Wednesday, October 26, 2011
"A Comparison"
I have started reading a collection of Sylvia Plath's work-- not her poetry, but her essays. "Dark" poetry has never really been my thing. However, I am always interested in how authors write about writing. I am fascinated by the process and like seeing how it compares to what goes on in my mind when I'm writing. This particular collection, which contains the short story "Johnny Panic" was edited in 1979, more than a decade after Plath's death. What really caught my eye was the introduction, a short, but telling one, written by Plath's former husband, Ted Hughes. At first, I read the intro with a sort of cold distance. I don't know too much about the two poets' marriage, but from what I remember from undergraduate school, Hughes was portrayed as an unfaithful misogynist.
While reading, it struck me how critically and cooly Hughes wrote of his former wife's work. That just seemed to confirm for me what a bad person this Hughes guy really was. However, as he continued, I started to realize that Sylvia Plath was not an easy woman to live with. She was critical towards family and friends, which stemmed from her insecurities within herself. She obsessed over her writing, wanting to obtain an unrealistic level of success that allowed no time for a healthy or happy life. Towards the end of her life, she was too self-involved with depression to even accomplish much with the pen. And she always thought she was failing, comparing herself with other popular female writers of the time. It is hard to believe, as I read her beautifully written essays and think, "Why can't I do that?" I guess we all love to hold ourselves to an unreachable standard.
Tuesday, October 18, 2011
Happy Hallowreading!
After shopping for a book for my friends' baby, I have been reminded (again) of my love for children's books. It is so much more enticing than the shallow-themed, emotionally-driven Young Adult lit on which I, as a secondary English teacher, need to be informed. Don't get me wrong. There are a few gems out there (John Greene, Louise Rennison, Walter Dean Myers can put out some good ones that I can handle reading); however, it is those amazing picture books that sparked my imagination as a kid and let me experience things I have never experienced before. Maybe it's just my nostalgia that makes these books more endearing than, say, Brave New World or The Scarlett Letter (which is still one of my faves). Or maybe it's just that children's books don't yet touch upon the bleakness that can be found in real, adult life. I regret that I tend to take pride in my love for the dark, depressing, or even banal. However, nothing beats the end of The Napping House, when everyone is playing in the sunny, front yard. Or in Stellaluna, when the little bat is reunited with his family. Or when the little girl in The Talking Eggs has a struck of good luck. I do love these books!
Sunday, October 9, 2011
Chipping Away My Pride
Last week I had the privilege of getting to hear Fritz Kling speak. He has been very involved in global missions and has traveled the world assessing what is needed around the globe and where missions is headed with younger generations. It was encouraging to hear someone who is so educated in global trends speak truthfully about the pros and cons to my generation of missionaries. He applauded our passion, particularly for justice and aid, along with our ability to stay connected to what is going on in various parts of the globe. However, he mentioned that with all of this focus on justice can come an ignorance of the gospel and its power. He also mentioned how apt we are to hop around from country to country, without dedicating significant time to one particular mission. After the talk, he remembered another characteristic of our generation-- a need for options. We feel hesitant to commit to a particular job, because it isn't the "complete package." Our generation tends to have this romanticized notion of career; it must push us intellectually, must have a good salary with benefits, must allow us to be creative, must have a fun work environment, must change the world...

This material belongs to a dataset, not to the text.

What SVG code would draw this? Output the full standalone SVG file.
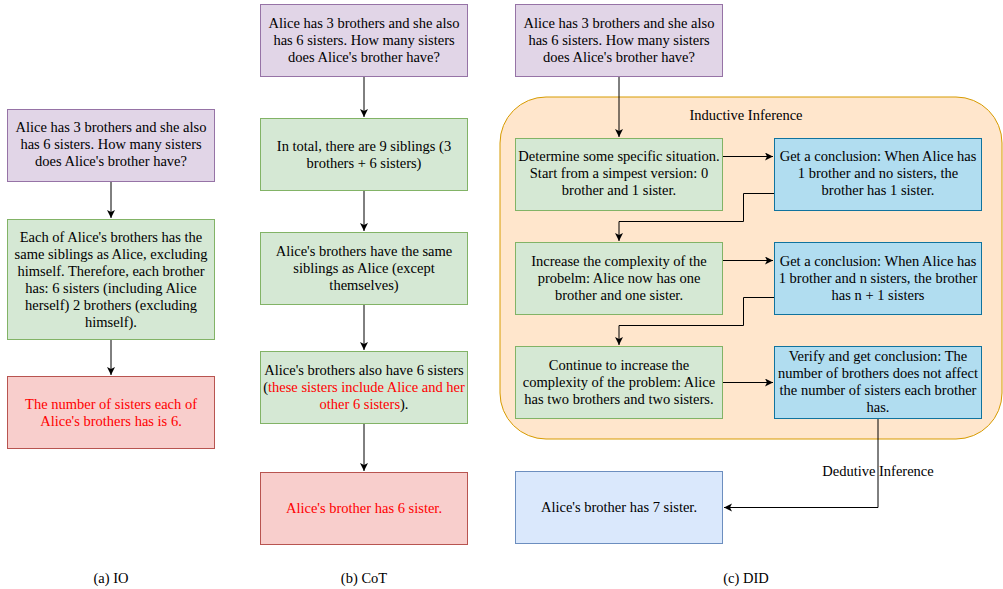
<svg xmlns="http://www.w3.org/2000/svg" width="1003" height="589" viewBox="0 0 1003 589">
<style>
text{font-family:'Liberation Serif','Times New Roman',serif;font-size:14.5px;fill:#000;text-anchor:middle}
.red{fill:#ff0000}
.pu{fill:#e1d5e7;stroke:#9673a6;stroke-width:1}
.gr{fill:#d5e8d4;stroke:#82b366;stroke-width:1}
.rd{fill:#f8cecc;stroke:#b85450;stroke-width:1}
.bl{fill:#b1ddf0;stroke:#10739e;stroke-width:1}
.lb{fill:#dae8fc;stroke:#6c8ebf;stroke-width:1}
.or{fill:#ffe6cc;stroke:#d79b00;stroke-width:1}
.c{fill:none;stroke:#000;stroke-width:1}
</style>
<defs>
<marker id="ah" markerWidth="10" markerHeight="10" refX="8" refY="4" orient="auto" markerUnits="userSpaceOnUse">
<path d="M0,0 L8,4 L0,8 L2,4 Z" fill="#000"/>
</marker>
</defs>

<g id="did-container">
<rect class="or" x="500" y="97" width="502" height="342" rx="46" ry="46"/>
<text x="746" y="120">Inductive Inference</text>
</g>

<g id="io-q">
<rect class="pu" x="7.5" y="109.5" width="207" height="72"/>
<text x="111" y="132">Alice has 3 brothers and she also</text>
<text x="111" y="149">has 6 sisters. How many sisters</text>
<text x="111" y="166">does Alice's brother have?</text>
</g>
<g id="io-step">
<rect class="gr" x="7.5" y="219.5" width="207" height="120"/>
<text x="111" y="241.5">Each of Alice's brothers has the</text>
<text x="111" y="258.5">same siblings as Alice, excluding</text>
<text x="111" y="275.5">himself. Therefore, each brother</text>
<text x="111" y="292.5">has: 6 sisters (including Alice</text>
<text x="111" y="309.5">herself) 2 brothers (excluding</text>
<text x="111" y="326.5">himself).</text>
</g>
<g id="io-ans">
<rect class="rd" x="7.5" y="376.5" width="207" height="72"/>
<text class="red" x="111" y="409">The number of sisters each of</text>
<text class="red" x="111" y="426">Alice's brothers has is 6.</text>
</g>
<text x="111" y="582.5">(a) IO</text>

<g id="cot-q">
<rect class="pu" x="260.5" y="4.5" width="207" height="72"/>
<text x="364" y="28">Alice has 3 brothers and she also</text>
<text x="364" y="45">has 6 sisters. How many sisters</text>
<text x="364" y="62">does Alice's brother have?</text>
</g>
<g id="cot-s1">
<rect class="gr" x="260.5" y="118.5" width="207" height="72"/>
<text x="364" y="151">In total, there are 9 siblings (3</text>
<text x="364" y="168">brothers + 6 sisters)</text>
</g>
<g id="cot-s2">
<rect class="gr" x="260.5" y="232.5" width="207" height="72"/>
<text x="364" y="256">Alice's brothers have the same</text>
<text x="364" y="273">siblings as Alice (except</text>
<text x="364" y="290">themselves)</text>
</g>
<g id="cot-s3">
<rect class="gr" x="260.5" y="351.5" width="207" height="72"/>
<text x="364" y="375">Alice's brothers also have 6 sisters</text>
<text x="364" y="392">(<tspan class="red">these sisters include Alice and her</tspan></text>
<text x="364" y="409"><tspan class="red">other 6 sisters</tspan>).</text>
</g>
<g id="cot-ans">
<rect class="rd" x="260.5" y="472.5" width="207" height="72"/>
<text class="red" x="364" y="513">Alice's brother has 6 sister.</text>
</g>
<text x="364" y="582.5">(b) CoT</text>

<g id="did-q">
<rect class="pu" x="515.5" y="4.5" width="207" height="72"/>
<text x="619" y="28">Alice has 3 brothers and she also</text>
<text x="619" y="45">has 6 sisters. How many sisters</text>
<text x="619" y="62">does Alice's brother have?</text>
</g>
<g id="did-g1">
<rect class="gr" x="515.5" y="138.5" width="207" height="72"/>
<text x="619" y="161">Determine some specific situation.</text>
<text x="619" y="178">Start from a simpest version: 0</text>
<text x="619" y="195">brother and 1 sister.</text>
</g>
<g id="did-b1">
<rect class="bl" x="774.5" y="138.5" width="207" height="72"/>
<text x="878" y="161">Get a conclusion: When Alice has</text>
<text x="878" y="178">1 brother and no sisters, the</text>
<text x="878" y="195">brother has 1 sister.</text>
</g>
<g id="did-g2">
<rect class="gr" x="515.5" y="242.5" width="207" height="72"/>
<text x="619" y="265.5">Increase the complexity of the</text>
<text x="619" y="282.5">probelm: Alice now has one</text>
<text x="619" y="299.5">brother and one sister.</text>
</g>
<g id="did-b2">
<rect class="bl" x="774.5" y="242.5" width="207" height="72"/>
<text x="878" y="265.5">Get a conclusion: When Alice has</text>
<text x="878" y="282.5">1 brother and n sisters, the brother</text>
<text x="878" y="299.5">has n + 1 sisters</text>
</g>
<g id="did-g3">
<rect class="gr" x="515.5" y="346.5" width="207" height="72"/>
<text x="619" y="369.5">Continue to increase the</text>
<text x="619" y="386.5">complexity of the problem: Alice</text>
<text x="619" y="403.5">has two brothers and two sisters.</text>
</g>
<g id="did-b3">
<rect class="bl" x="774.5" y="346.5" width="207" height="72"/>
<text x="878" y="360.5">Verify and get conclusion: The</text>
<text x="878" y="377.5">number of brothers does not affect</text>
<text x="878" y="394.5">the number of sisters each brother</text>
<text x="878" y="411.5">has.</text>
</g>
<g id="did-ans">
<rect class="lb" x="515.5" y="471.5" width="207" height="72"/>
<text x="619" y="512">Alice's brother has 7 sister.</text>
</g>
<text x="746" y="582.5">(c) DID</text>

<g id="connectors">
<path class="c" d="M111,182 L111,218" marker-end="url(#ah)"/>
<path class="c" d="M111,340 L111,375" marker-end="url(#ah)"/>
<path class="c" d="M364,77 L364,117" marker-end="url(#ah)"/>
<path class="c" d="M364,191 L364,231" marker-end="url(#ah)"/>
<path class="c" d="M364,305 L364,350" marker-end="url(#ah)"/>
<path class="c" d="M364,424 L364,471" marker-end="url(#ah)"/>
<path class="c" d="M619,77 L619,137" marker-end="url(#ah)"/>
<path class="c" d="M723,156.5 L773,156.5" marker-end="url(#ah)"/>
<path class="c" d="M723,260.5 L773,260.5" marker-end="url(#ah)"/>
<path class="c" d="M723,382.5 L773,382.5" marker-end="url(#ah)"/>
<path class="c" d="M774,193.5 L743.5,193.5 L743.5,221.5 L619,221.5 L619,241" marker-end="url(#ah)"/>
<path class="c" d="M774,297.5 L743.5,297.5 L743.5,325.5 L619,325.5 L619,345" marker-end="url(#ah)"/>
<path class="c" d="M878,419 L878,507.5 L724,507.5" marker-end="url(#ah)"/>
<text x="878" y="475.5">Dedutive Inference</text>
</g>
</svg>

I could very much relate to all these things he was saying. He said that when he started attending church as a young adult, you couldn't pick and choose the specific jobs you volunteered for. If you were on a volunteer list, you were signing yourself up for everything. I personally belief that people have specific gifts that lend them to work in specific areas, but Fritz has a point about our pickiness. So what if I don't enjoy working with little kids? It should be my joy to be helping out the Church, in whatever avenue is open to me.
A lot of these topics are touched upon in his book, The Meeting of the Waters: 7 Global Currents that will Propel the Future Church. I really recommend it to anyone who has a passion for missions, justice, or international cultures.
Fritz left us with an analogy that I completely needed to hear. He spoke about Prague, and how, during the Soviet occupation, the beautiful mosaic and cobblestone streets were covered with cement. The Communists did this so those in Prague wouldn't think to hope for anything more beautiful in life, so they would be content to walk about daily, in a gray haze of uniformity. As soon as the Soviets left, the Czech people took sledge hammers to the streets, revealing the beautiful designs that once represented their culture. No one knows the names of the individuals who broke up the cement to display the streets-- and it doesn't matter. What matters is the end result and how people were ultimately affected.
Another daily reminder of how my work in Mundri is not about me. I am not going around talking to people and trying to form partnerships just so I can be built up as some sort of hero. I am meeting with people so they, too, can take a sledge hammer and work alongside me to create a positive change in a needy region.